そもそもコミュニケーションにおける大切なポイントは、自分のメッセージが相手にしっかりと伝わったかどうか、あるいは、相手が自分の話を理解したかどうかである。それを確認せずにメールやチャットメッセージ、ビデオメッセージへのアクセス数だけをカウントしても、ほとんど意味を成さないのである。

失敗回避のアイデア7
従業員に対して同報でメッセージを送るにしても、それを一方通行のコミュニケーションで終わらせないようにすることが大切である。すなわち、従業員にメッセージを送ったのちには、望んだ効果がしっかりと発揮されているかどうかを確認する必要があるということだ。それを確認するために全従業員対象のアンケート調査を行うのは一手だが、そこまでの手間をかける必要は実のところない、時宜に応じて、数名をランダムで選び、スポットでチェックを行うだけで十分と言える。

少しの謙虚さとチャレンジ精神

ハイブリッドワークの失敗を回避するうえではもう一つ大切なことがある。それはリーダーの謙虚さだ。

コロナ禍という未曾有のパンデミックをきっかけに、人々の暮らし方や働き方は大きく変化し、テクノロジーへの依存度が急激に高まった。そのテクノロジーの発達により、世の中が変化するスピードは猛烈に速くなっている。しかも現代は、あらゆる物事の不確実性が高まっており、社会や経済に大きなインパクトを及ぼす不測の事態がいつ起きても不思議はない状況が続いている。

にもかかわらず、チーム・組織のリーダーが、あたかも自分は将来を予測できるような不遜な態度で行動すれば、メンバーからの信頼は得られず、ハイブリッドワークは間違いなく失敗に終わる。実際、現代のリーダーに必要とされているのはメンバーの共感を得る力であり、失敗をおそれない勇気である。したがって、例えば、何らかのアイデアをチームに推進させたいと感じたときには率先して手を挙げて、こう発言するのが適切と言える。

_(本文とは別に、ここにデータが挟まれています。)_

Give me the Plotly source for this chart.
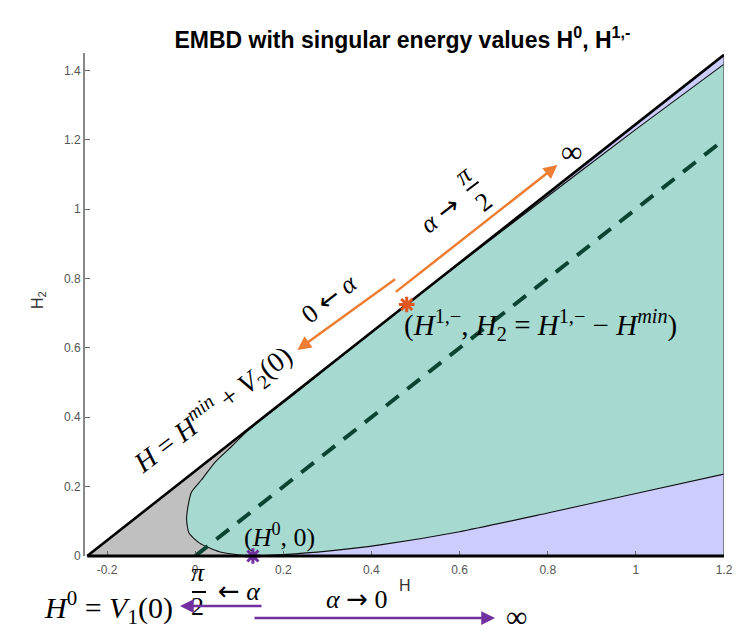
import plotly.graph_objects as go

# ---------------- data ----------------
H_MIN = -0.245          # left corner of the admissible region
H_MAX = 1.2             # right edge of the drawn region
H0 = 0.131              # singular value H^0
H1M = 0.48              # singular value H^{1,-}
H_JOIN = 0.30           # where the teal boundary meets the upper line

# teal region boundary (upper branch, from the tip to the right edge)
upper_H = [-0.0195, -0.016, -0.008, 0.014, 0.045, 0.082, 0.12, 0.169, 0.22, 0.30, 0.48, 0.60, 0.80, 1.00, 1.20]
upper_H2 = [0.105, 0.145, 0.185, 0.219, 0.27, 0.315, 0.362, 0.411, 0.462, 0.543, 0.725, 0.843, 1.037, 1.230, 1.418]
# teal region boundary (lower branch, from the tip to the right edge)
lower_H = [-0.0195, -0.014, 0.010, 0.055, 0.100, 0.131, 0.200, 0.300, 0.420, 0.600, 0.800, 1.000, 1.200]
lower_H2 = [0.105, 0.066, 0.037, 0.012, 0.003, 0.0, 0.004, 0.014, 0.032, 0.070, 0.124, 0.180, 0.236]

# dashed diagonal H2 = H
diag_H = [0.0, 1.2]
diag_H2 = [0.0, 1.2]

x_ticks = [-0.2, 0, 0.2, 0.4, 0.6, 0.8, 1, 1.2]
x_tick_labels = ["-0.2", "0", "0.2", "0.4", "0.6", "0.8", "1", "1.2"]
y_ticks = [0, 0.2, 0.4, 0.6, 0.8, 1, 1.2, 1.4]
y_tick_labels = ["0", "0.2", "0.4", "0.6", "0.8", "1", "1.2", "1.4"]

X_RANGE = [-0.25, 1.2]
Y_RANGE = [0, 1.45]

# ---------------- colours ----------------
TEAL = "#a6d9cf"
GRAY = "#c0c0c0"
LAV = "#ccccff"
DGREEN = "#0b4432"
ORANGE = "#ed7d31"
STAR_OR = "#e2571e"
PURPLE = "#7030a0"
MATH_FONT = "Liberation Serif"
RARR = '<span style="font-family:DejaVu Sans">→</span>'
LARR = '<span style="font-family:DejaVu Sans">←</span>'

W, HGT = 748, 642
ML, MR, MT, MB = 85, 24, 53, 86
PW, PH = W - ML - MR, HGT - MT - MB

line_top = H_MAX - H_MIN  # H2 on the upper boundary line at H_MAX

fig = go.Figure()

# lavender background region under the line H2 = H - H_MIN
fig.add_trace(go.Scatter(x=[H_MIN, H_MAX, H_MAX, H_MIN], y=[0, 0, line_top, 0],
                         fill="toself", fillcolor=LAV, line=dict(width=0),
                         mode="lines", hoverinfo="skip"))

# gray region (teal drawn on top of it)
fig.add_trace(go.Scatter(x=[H_MIN, H_JOIN, H0, H_MIN], y=[0, H_JOIN - H_MIN, 0, 0],
                         fill="toself", fillcolor=GRAY, line=dict(width=0),
                         mode="lines", hoverinfo="skip"))

# teal region
teal_x = upper_H[::-1] + lower_H[1:]
teal_y = upper_H2[::-1] + lower_H2[1:]
fig.add_trace(go.Scatter(x=teal_x, y=teal_y, fill="toself", fillcolor=TEAL,
                         line=dict(width=0, shape="spline", smoothing=0.6),
                         mode="lines", hoverinfo="skip"))
# thin outline of the teal boundary
fig.add_trace(go.Scatter(x=teal_x, y=teal_y, mode="lines",
                         line=dict(color="#111111", width=1.1, shape="spline", smoothing=0.6),
                         hoverinfo="skip"))

# right edge
fig.add_trace(go.Scatter(x=[H_MAX, H_MAX], y=[0, line_top], mode="lines",
                         line=dict(color="#666666", width=1.5), hoverinfo="skip"))

# dashed diagonal
fig.add_trace(go.Scatter(x=diag_H, y=diag_H2, mode="lines",
                         line=dict(color=DGREEN, width=4, dash="16px,11px"), hoverinfo="skip"))

# upper boundary line H = H_min + V2(0)
fig.add_trace(go.Scatter(x=[H_MIN, H_MAX], y=[0, line_top], mode="lines",
                         line=dict(color="black", width=2.6), hoverinfo="skip"))

# singular points
fig.add_trace(go.Scatter(x=[H1M], y=[H1M - H_MIN], mode="markers", cliponaxis=False,
                         marker=dict(symbol="asterisk", size=13, line=dict(color=STAR_OR, width=3)),
                         hoverinfo="skip"))
fig.add_trace(go.Scatter(x=[H0], y=[0], mode="markers", cliponaxis=False,
                         marker=dict(symbol="asterisk", size=13, line=dict(color=PURPLE, width=3)),
                         hoverinfo="skip"))


def px2paper(px, py):
    return (px - ML) / PW, (HGT - MB - py) / PH


ann = []


def txt(x, y, text, size=24, angle=0, xanchor="center"):
    ann.append(dict(x=x, y=y, xref="x", yref="y", text=text, showarrow=False,
                    textangle=angle, xanchor=xanchor, yanchor="middle",
                    font=dict(family=MATH_FONT, size=size, color="black")))


def ptxt(px, py, text, size=24, family=MATH_FONT, color="black", angle=0):
    x, y = px2paper(px, py)
    ann.append(dict(x=x, y=y, xref="paper", yref="paper", text=text, showarrow=False,
                    textangle=angle, xanchor="center", yanchor="middle",
                    font=dict(family=family, size=size, color=color)))


def arrow(x0, y0, x1, y1, color):
    ann.append(dict(x=x1, y=y1, ax=x0, ay=y0, xref="x", yref="y", axref="x", ayref="y",
                    text="", showarrow=True, arrowhead=2, arrowsize=1.1, arrowwidth=2.5,
                    arrowcolor=color, standoff=0, startstandoff=0))


def parrow(px0, py0, px1, py1, color):
    x, y = px2paper(px1, py1)
    ann.append(dict(x=x, y=y, xref="paper", yref="paper", ax=px0 - px1, ay=py0 - py1,
                    text="", showarrow=True, arrowhead=2, arrowsize=1.1, arrowwidth=2.5,
                    arrowcolor=color, standoff=0, startstandoff=0))


txt(0.040, 0.421, "<i>H</i> = <i>H</i><sup><i>min</i></sup> + <i>V</i><sub>2</sub>(0)", size=28, angle=-37)
txt(0.305, 0.743, "0 " + LARR + " <i>α</i>", size=26, angle=-38)
txt(0.556, 0.985, "<i>α</i> " + RARR, size=26, angle=-38)
txt(0.632, 1.058, "<i>π</i><br>2", size=26, angle=-38)
txt(0.854, 1.165, "∞", size=30)
txt(0.470, 0.666,
    "(<i>H</i><sup>1,−</sup>, <i>H</i><sub>2</sub> = <i>H</i><sup>1,−</sup> − <i>H</i><sup><i>min</i></sup>)",
    size=29, xanchor="left")
txt(0.192, 0.058, "(<i>H</i><sup>0</sup>, 0)", size=26)

# texts below the axis (paper coordinates)
ptxt(198, 589, "<i>π</i><br>2", size=26)
ptxt(239, 591, LARR + " <i>α</i>", size=26)
ptxt(108, 607, "<i>H</i><sup>0</sup> = <i>V</i><sub>1</sub>(0)", size=30)
ptxt(356, 599, "<i>α</i> " + RARR + " 0", size=26)
ptxt(516, 616, "∞", size=30)
ptxt(405, 585, "H", size=16, family="Liberation Sans", color="#333333")
ptxt(38, 300, "H<sub>2</sub>", size=16, family="Liberation Sans", color="#333333", angle=-90)

arrow(0.457, 0.801, 0.232, 0.594, ORANGE)
arrow(0.452, 0.758, 0.822, 1.127, ORANGE)
parrow(263, 606, 180, 606, PURPLE)
parrow(253, 618, 495, 618, PURPLE)

bx0, by0 = px2paper(192, 592)
bx1, _ = px2paper(206, 592)
shapes = [
    # rotated fraction bar
    dict(type="line", xref="x", yref="y", x0=0.616, y0=1.053, x1=0.643, y1=1.079,
         line=dict(color="black", width=2)),
    # fraction bar below the axis
    dict(type="line", xref="paper", yref="paper", x0=bx0, y0=by0, x1=bx1, y1=by0,
         line=dict(color="black", width=2)),
    # bottom line H2 = 0
    dict(type="line", xref="x", yref="paper", x0=H_MIN, y0=0, x1=H_MAX, y1=0,
         line=dict(color="black", width=3)),
]

fig.update_layout(
    width=W, height=HGT,
    margin=dict(l=ML, r=MR, t=MT, b=MB),
    plot_bgcolor="white", paper_bgcolor="white",
    showlegend=False,
    title=dict(text="<b>EMBD with singular energy values H<sup>0</sup>, H<sup>1,-</sup></b>",
               x=0.538, xanchor="center", y=0.938, yanchor="middle",
               font=dict(family="Liberation Sans", size=23, color="black")),
    xaxis=dict(range=X_RANGE, tickvals=x_ticks, ticktext=x_tick_labels,
               ticks="inside", ticklen=5, tickcolor="#666666", showgrid=False, zeroline=False,
               showline=False, ticklabelstandoff=5,
               tickfont=dict(family="Liberation Sans", size=12, color="#555555")),
    yaxis=dict(range=Y_RANGE, tickvals=y_ticks, ticktext=y_tick_labels,
               ticks="inside", ticklen=5, tickcolor="#666666", showgrid=False, zeroline=False,
               showline=True, linecolor="#888888", linewidth=2,
               tickfont=dict(family="Liberation Sans", size=12, color="#555555")),
    annotations=ann,
    shapes=shapes,
)

fig.write_html("out.html")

「私には未来は予測できない。しかし、このアイデアは試してみる見るべきだと思う。私と一緒にこのアイデアを実践し、何が機能して、何が機能していないかを互いにオープンにしながら前に進めてくれないだろうか」

こうした発言はリスキーなものである。ただし、チームが予測しうる直近の未来を生き抜くうえでは必要不可欠なものと言える。

働く場所の調整によって、テクノロジーとプラクティス、人との強固なつながりを築くことができる。古い手法の反復はそうしたつながりを断ち切るものではないが、私たちが必要としているのは、労働を再構想することだ。そでによって私たちがどこに到達できるかはわからない。わかっているのは、それが重要であるということである。